About 59% of the land area of the Indian subcontinent has high chances of moderate to severe earthquakes, of which the Himalayas are the most seismically active. Regardless of the high seismic activity, the seismic network in the region is largely insufficient. Macro-level seismic zonation of the Himalayan region using new ground motion prediction equations has been attempted. For seismic zonation, estimation of Peak Ground Acceleration (PGA) at bedrock level is important to understand the seismic hazard in the region. For this, region-specific Ground Motion Prediction Equations (GMPEs) are generated using multiple-regression analyses, separately for North and Central Himalayas (NCH) as well as North East Himalayas (NEH), considering the difference in their tectonic setting, purely based on recorded strong motion data. An updated large dataset is used in the study, making the new equations applicable to a large magnitude and distance range, thus overcoming a major limitation of the currently available region-specific GMPEs.
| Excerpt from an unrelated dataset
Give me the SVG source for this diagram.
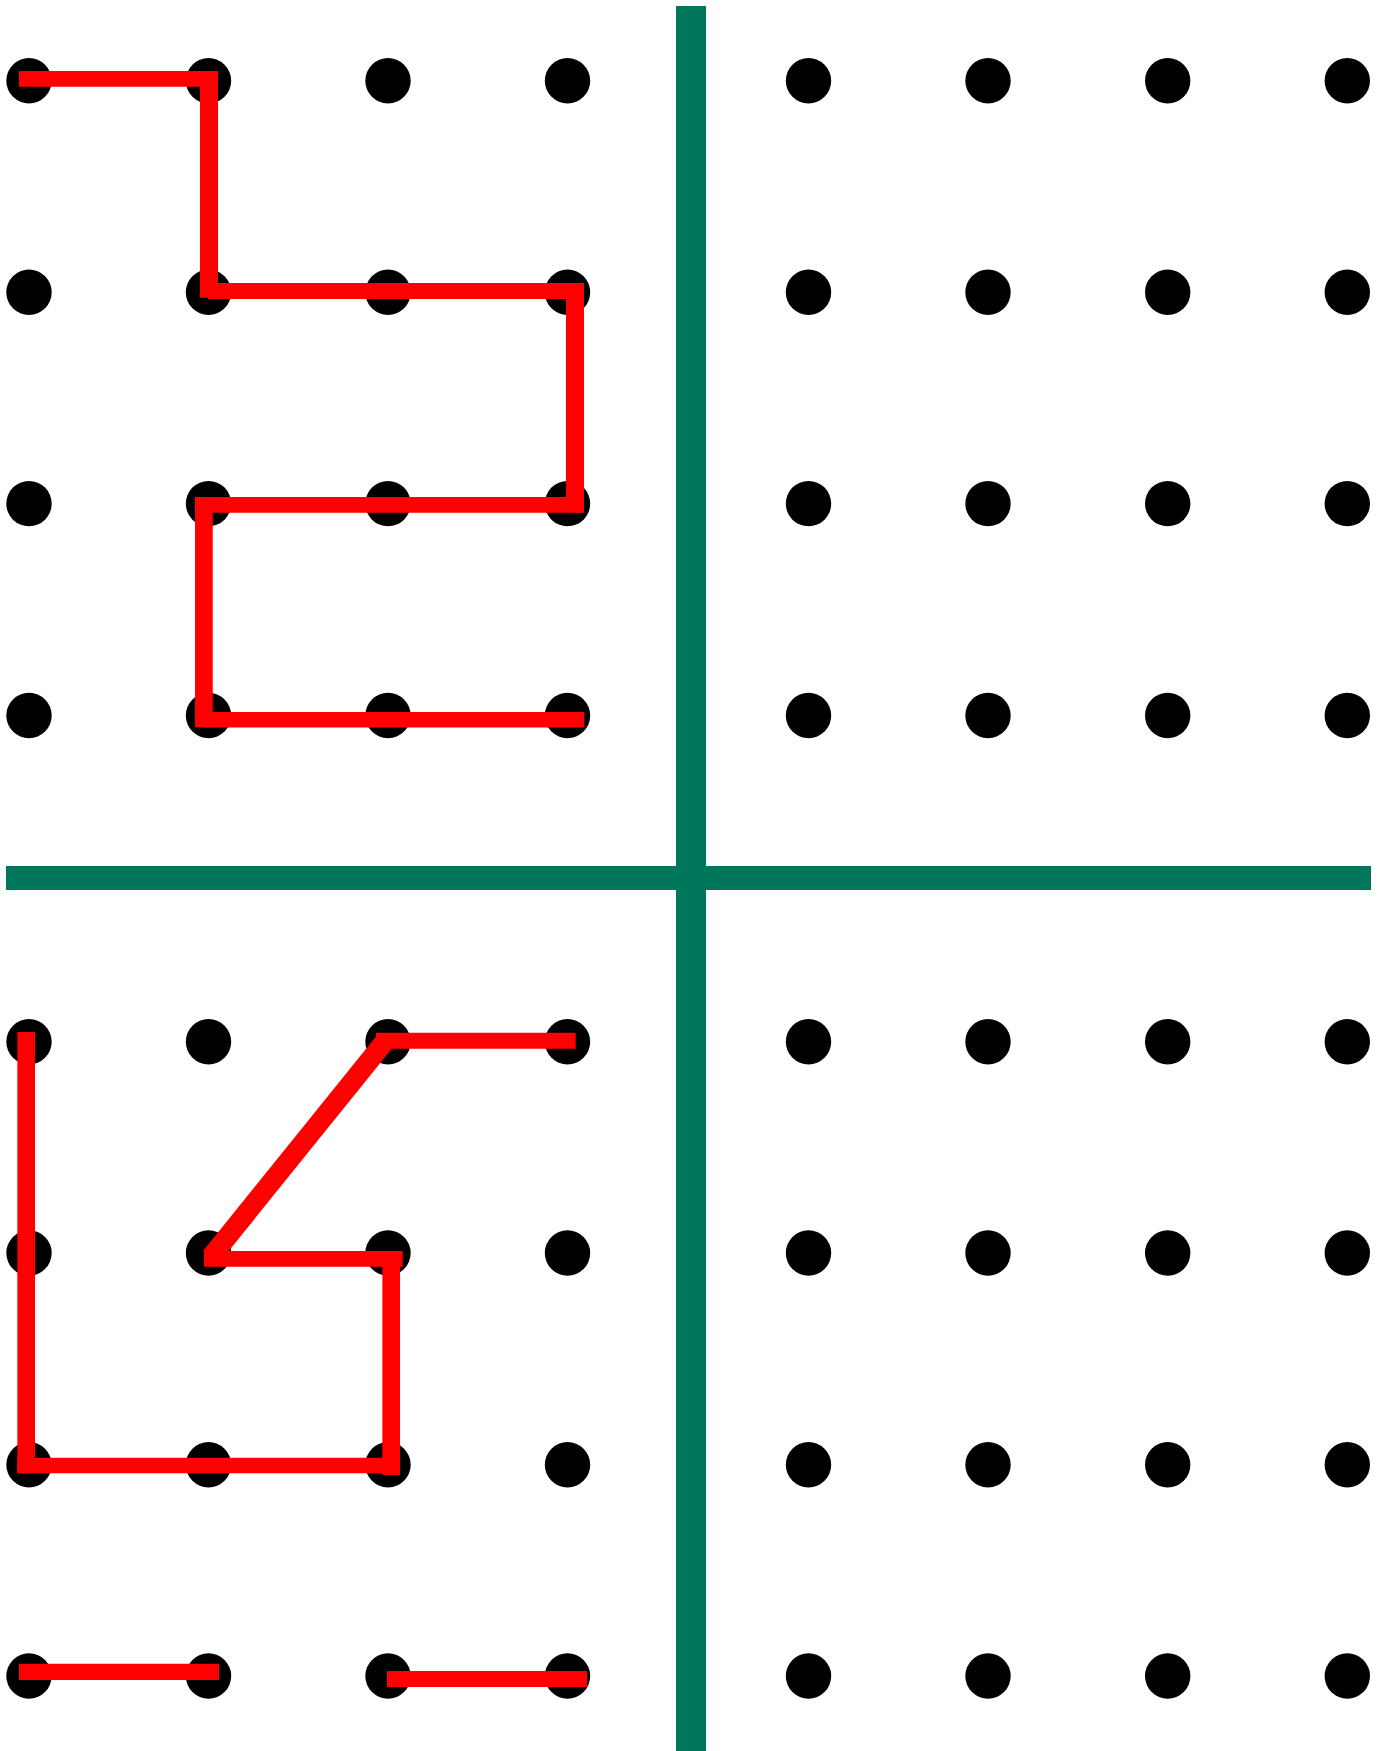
<svg xmlns="http://www.w3.org/2000/svg" width="1385" height="1751" viewBox="0 0 1385 1751">
<defs>
<style>
.dot{fill:#000}
.g{fill:#00765A}
.r{stroke:#FF0000;stroke-linecap:butt;fill:none}
</style>
<circle id="d" class="dot" r="22.7"/>
</defs>
<rect width="1385" height="1751" fill="#fff"/>
<g id="dividers">
<rect class="g" x="676" y="6" width="30" height="1745"/>
<rect class="g" x="6" y="866" width="1365" height="24"/>
</g>
<g id="dots">
<g id="row1"><use href="#d" x="29" y="80.7"/><use href="#d" x="208.5" y="80.7"/><use href="#d" x="388" y="80.7"/><use href="#d" x="567.5" y="80.7"/><use href="#d" x="808.5" y="80.7"/><use href="#d" x="988" y="80.7"/><use href="#d" x="1167.7" y="80.7"/><use href="#d" x="1347.3" y="80.7"/></g>
<g id="row2"><use href="#d" x="29" y="292.3"/><use href="#d" x="208.5" y="292.3"/><use href="#d" x="388" y="292.3"/><use href="#d" x="567.5" y="292.3"/><use href="#d" x="808.5" y="292.3"/><use href="#d" x="988" y="292.3"/><use href="#d" x="1167.7" y="292.3"/><use href="#d" x="1347.3" y="292.3"/></g>
<g id="row3"><use href="#d" x="29" y="503.6"/><use href="#d" x="208.5" y="503.6"/><use href="#d" x="388" y="503.6"/><use href="#d" x="567.5" y="503.6"/><use href="#d" x="808.5" y="503.6"/><use href="#d" x="988" y="503.6"/><use href="#d" x="1167.7" y="503.6"/><use href="#d" x="1347.3" y="503.6"/></g>
<g id="row4"><use href="#d" x="29" y="715.5"/><use href="#d" x="208.5" y="715.5"/><use href="#d" x="388" y="715.5"/><use href="#d" x="567.5" y="715.5"/><use href="#d" x="808.5" y="715.5"/><use href="#d" x="988" y="715.5"/><use href="#d" x="1167.7" y="715.5"/><use href="#d" x="1347.3" y="715.5"/></g>
<g id="row5"><use href="#d" x="29" y="1041.7"/><use href="#d" x="208.5" y="1041.7"/><use href="#d" x="388" y="1041.7"/><use href="#d" x="567.5" y="1041.7"/><use href="#d" x="808.5" y="1041.7"/><use href="#d" x="988" y="1041.7"/><use href="#d" x="1167.7" y="1041.7"/><use href="#d" x="1347.3" y="1041.7"/></g>
<g id="row6"><use href="#d" x="29" y="1253"/><use href="#d" x="208.5" y="1253"/><use href="#d" x="388" y="1253"/><use href="#d" x="567.5" y="1253"/><use href="#d" x="808.5" y="1253"/><use href="#d" x="988" y="1253"/><use href="#d" x="1167.7" y="1253"/><use href="#d" x="1347.3" y="1253"/></g>
<g id="row7"><use href="#d" x="29" y="1464.8"/><use href="#d" x="208.5" y="1464.8"/><use href="#d" x="388" y="1464.8"/><use href="#d" x="567.5" y="1464.8"/><use href="#d" x="808.5" y="1464.8"/><use href="#d" x="988" y="1464.8"/><use href="#d" x="1167.7" y="1464.8"/><use href="#d" x="1347.3" y="1464.8"/></g>
<g id="row8"><use href="#d" x="29" y="1676"/><use href="#d" x="208.5" y="1676"/><use href="#d" x="388" y="1676"/><use href="#d" x="567.5" y="1676"/><use href="#d" x="808.5" y="1676"/><use href="#d" x="988" y="1676"/><use href="#d" x="1167.7" y="1676"/><use href="#d" x="1347.3" y="1676"/></g>
</g>
<g id="connectors">
<line class="r" stroke-width="15.7" x1="19" y1="78.85" x2="218" y2="78.85"/>
<line class="r" stroke-width="18" x1="209" y1="71" x2="209" y2="297.7"/>
<line class="r" stroke-width="16" x1="208" y1="291" x2="584" y2="291"/>
<line class="r" stroke-width="18" x1="575" y1="283" x2="575" y2="512.3"/>
<line class="r" stroke-width="15.7" x1="195" y1="504.9" x2="584" y2="504.9"/>
<line class="r" stroke-width="17.7" x1="203.9" y1="497" x2="203.9" y2="727.3"/>
<line class="r" stroke-width="15.5" x1="203" y1="719.8" x2="584.3" y2="719.8"/>
<line class="r" stroke-width="17.7" x1="26.2" y1="1032" x2="26.2" y2="1473.3"/>
<line class="r" stroke-width="15.6" x1="17.3" y1="1465.5" x2="400" y2="1465.5"/>
<line class="r" stroke-width="17.7" x1="391.2" y1="1251" x2="391.2" y2="1475"/>
<line class="r" stroke-width="15.7" x1="204" y1="1258.8" x2="402.7" y2="1258.8"/>
<line class="r" stroke-width="20" x1="211" y1="1257" x2="386" y2="1040"/>
<line class="r" stroke-width="16" x1="376" y1="1040.7" x2="575.7" y2="1040.7"/>
<line class="r" stroke-width="16.3" x1="19" y1="1671.8" x2="219" y2="1671.8"/>
<line class="r" stroke-width="16" x1="387" y1="1679" x2="587" y2="1679"/>
</g>
</svg>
After validation, the new GMPEs could be used for Seismic Hazard Analysis (SHA) considering various source models. Based on the regional seismic source zoning using the Gutenberg-Richter (GR) parameters, the NCH was delineated into 5 zones and the NEH into 4. The whole study area was divided into grids of size 0.05° × 0.05° and the PGA at the center of each grid point is estimated using deterministic (DSHA) and probabilistic (PSHA) approaches, using the region-specific GMPEs. Seismic Hazard maps are then generated using a GIS platform which showed that the PGA estimated in the regions is comparatively higher than what is reported in the codal provisions for design horizontal acceleration.
New GMPEs developed for the NCH and NEH were observed to predict ground acceleration better than the existing GMPEs adopted for these regions. Quantitative assessments showed that the new GMPEs are more accurate and residuals generated in predicting the PGA were much lesser than other widely adopted region-specific GMPEs. The new GMPEs also had a standard error term, which enabled them to be used in probabilistic hazard assessments. After thorough checking and validation, the newly developed region-specific GMPEs were used for a comprehensive SHA of the Himalayas.
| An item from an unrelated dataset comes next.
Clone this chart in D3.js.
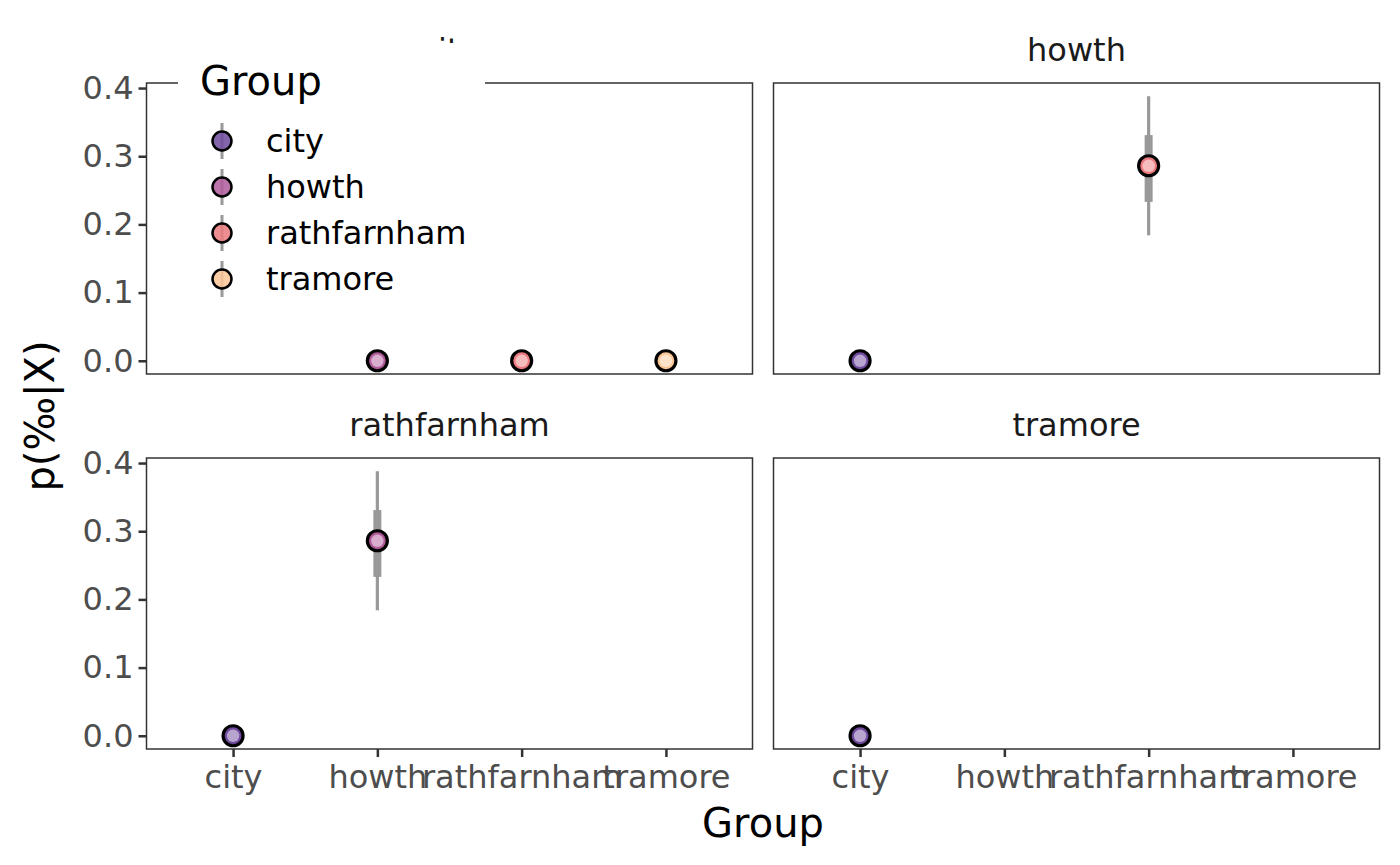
<!DOCTYPE html>
<html>
<head>
<meta charset="utf-8">
<script src="https://cdn.jsdelivr.net/npm/d3@7"></script>
<style>
  html, body { margin: 0; padding: 0; background: #fff; }
  svg { display: block; font-family: "DejaVu Sans", sans-serif; }
</style>
</head>
<body>
<svg id="chart" width="1400" height="865"></svg>
<script>
// ---- data ----
const groups = ["city", "howth", "rathfarnham", "tramore"];
const groupColors = ["#6f4a9e", "#b05a9a", "#ec7a7e", "#fbc695"];
const yTicks = [0.0, 0.1, 0.2, 0.3, 0.4];

// one row per point: facet panel, x category, estimate and intervals
const facet    = ["city", "city", "city", "howth", "howth", "rathfarnham", "rathfarnham", "tramore"];
const xGroup   = ["howth", "rathfarnham", "tramore", "city", "rathfarnham", "city", "howth", "city"];
const estimate = [0, 0, 0, 0, 0.286, 0, 0.286, 0];
const lower66  = [0, 0, 0, 0, 0.233, 0, 0.233, 0];
const upper66  = [0, 0, 0, 0, 0.331, 0, 0.331, 0];
const lower95  = [0, 0, 0, 0, 0.184, 0, 0.184, 0];
const upper95  = [0, 0, 0, 0, 0.388, 0, 0.388, 0];

const xTitle = "Group";
const yTitle = "p(‰|X)";
const legendTitle = "Group";

// ---- layout ----
const svg = d3.select("#chart");
const colX = [[146.5, 752.5], [773.5, 1379.5]];
const rowY = [[83, 374], [458, 749]];
const FS = 32, TFS = 40;

const color = d3.scaleOrdinal().domain(groups).range(groupColors);
const light = g => d3.interpolateRgb(color(g), "#ffffff")(0.5);

const dataMax = d3.max(upper95), dataMin = d3.min(lower95);
const pad = (dataMax - dataMin) * 0.05;
const yDomain = [dataMin - pad, dataMax + pad];

const points = facet.map((f, i) => ({
  facet: f, x: xGroup[i], est: estimate[i],
  l66: lower66[i], u66: upper66[i], l95: lower95[i], u95: upper95[i]
}));

groups.forEach((panel, pi) => {
  const c = pi % 2, r = Math.floor(pi / 2);
  const [x0, x1] = colX[c], [y0, y1] = rowY[r];
  const x = d3.scalePoint().domain(groups).range([x0, x1]).padding(0.6);
  const y = d3.scaleLinear().domain(yDomain).range([y1, y0]);
  const g = svg.append("g");

  // strip title
  g.append("text")
    .attr("x", (x0 + x1) / 2).attr("y", y0 - 22)
    .attr("text-anchor", "middle")
    .attr("font-size", FS).attr("fill", "#1a1a1a")
    .text(panel);

  // panel border
  g.append("rect")
    .attr("x", x0).attr("y", y0)
    .attr("width", x1 - x0).attr("height", y1 - y0)
    .attr("fill", "none").attr("stroke", "#333").attr("stroke-width", 1.5);

  // y axis on left column
  if (c === 0) {
    const ay = g.append("g").attr("transform", `translate(${x0},0)`)
      .call(d3.axisLeft(y).tickValues(yTicks).tickFormat(d3.format(".1f")).tickSize(8).tickPadding(5));
    ay.select(".domain").remove();
    ay.selectAll(".tick line").attr("stroke", "#333").attr("stroke-width", 2.5);
    ay.selectAll(".tick text").attr("font-size", FS).attr("fill", "#4d4d4d")
      .attr("font-family", "DejaVu Sans, sans-serif");
  }
  // x axis on bottom row
  if (r === 1) {
    const ax = g.append("g").attr("transform", `translate(0,${y1})`)
      .call(d3.axisBottom(x).tickSize(8).tickPadding(8));
    ax.select(".domain").remove();
    ax.selectAll(".tick line").attr("stroke", "#333").attr("stroke-width", 2.5);
    ax.selectAll(".tick text").attr("font-size", FS).attr("fill", "#4d4d4d")
      .attr("font-family", "DejaVu Sans, sans-serif");
  }

  const pts = points.filter(p => p.facet === panel);
  // intervals
  g.selectAll(".i95").data(pts).enter().append("line")
    .attr("x1", d => x(d.x)).attr("x2", d => x(d.x))
    .attr("y1", d => y(d.l95)).attr("y2", d => y(d.u95))
    .attr("stroke", "#999").attr("stroke-width", 3.2);
  g.selectAll(".i66").data(pts).enter().append("line")
    .attr("x1", d => x(d.x)).attr("x2", d => x(d.x))
    .attr("y1", d => y(d.l66)).attr("y2", d => y(d.u66))
    .attr("stroke", "#999").attr("stroke-width", 8);
  // points
  g.selectAll(".pt").data(pts).enter().append("circle")
    .attr("cx", d => x(d.x)).attr("cy", d => y(d.est)).attr("r", 10)
    .attr("fill", d => color(d.x)).attr("stroke", "#000").attr("stroke-width", 3.2);
  g.selectAll(".ptin").data(pts).enter().append("circle")
    .attr("cx", d => x(d.x)).attr("cy", d => y(d.est)).attr("r", 6.2)
    .attr("fill", d => light(d.x));
});

// axis titles
svg.append("text")
  .attr("x", (colX[0][0] + colX[1][1]) / 2).attr("y", 837)
  .attr("text-anchor", "middle").attr("font-size", TFS).attr("fill", "#000")
  .text(xTitle);
svg.append("text")
  .attr("transform", `translate(54,${(rowY[0][0] + rowY[1][1]) / 2}) rotate(-90)`)
  .attr("text-anchor", "middle").attr("font-size", TFS).attr("fill", "#000")
  .text(yTitle);

// legend (inside top-left panel)
const lg = svg.append("g");
lg.append("rect")
  .attr("x", 178).attr("y", 43).attr("width", 307).attr("height", 262)
  .attr("fill", "#fff");
lg.append("text")
  .attr("x", 200).attr("y", 95)
  .attr("font-size", TFS).attr("fill", "#000")
  .text(legendTitle);
const keyY = d3.scalePoint().domain(groups).range([141, 279]);
const keys = lg.selectAll(".key").data(groups).enter().append("g")
  .attr("transform", d => `translate(222,${keyY(d)})`);
keys.append("line")
  .attr("x1", 0).attr("x2", 0).attr("y1", -18).attr("y2", 18)
  .attr("stroke", "#999").attr("stroke-width", 3);
keys.append("circle")
  .attr("r", 9.5).attr("fill", d => color(d)).attr("fill-opacity", 0.85)
  .attr("stroke", "#000").attr("stroke-width", 2.5);
keys.append("text")
  .attr("x", 44).attr("dy", "0.35em")
  .attr("font-size", FS).attr("fill", "#000")
  .text(d => d);
</script>
</body>
</html>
DSHA yielded bedrock level PGA values up to the range of 0.4 to 0.7 g in the North and Central Himalayan region, and 0.6 to 0.8 g in the North-East Himalayan region, with the peaks observed towards the plate boundaries with a decreasing trend towards the peninsular region. PSHA was carried out for 10% and 2% probability of exceedance (POE) with return periods of 475 and 2475 years respectively. For the North and Central Himalayas, for PSHA considering 2% POE, PGA values ranged from 0.16 to 0.22 g in the Northern region with a decreasing trend towards the peninsular region, and for 10% POE, PGA values in the range of 0.10 to 0.20 g, following a similar trend from north to south. For the North-East Himalayan region, for 2% POE, the highest PGA values were ranging between 0.20 to 0.45 g and for 10% POE, between 0.20 to 0.40 g around the plate boundary regions. The existing seismic zonation map and zone factors delineated by the Indian standards in IS1893-Part 1, 2016 seems underestimated, looking at the hazard values predicted in the present study, as a higher hazard is reported in most of the Himalayan region. Based on the new results, a revision of the existing zoning and zonation-based design parameters is recommended, along with the strict implementation of safer design and construction practices in the light of high seismicity and seismic gap in the region. Further, the hazard maps developed now can be used as a base layer for seismic risk and vulnerability assessment, by combining it with results of further analyses like site geology, subsurface stratification, land use patterns, Rapid Visual Screening (RVS) of existing structures at the site, liquefaction potential, individual and community earthquake preparedness levels, etc.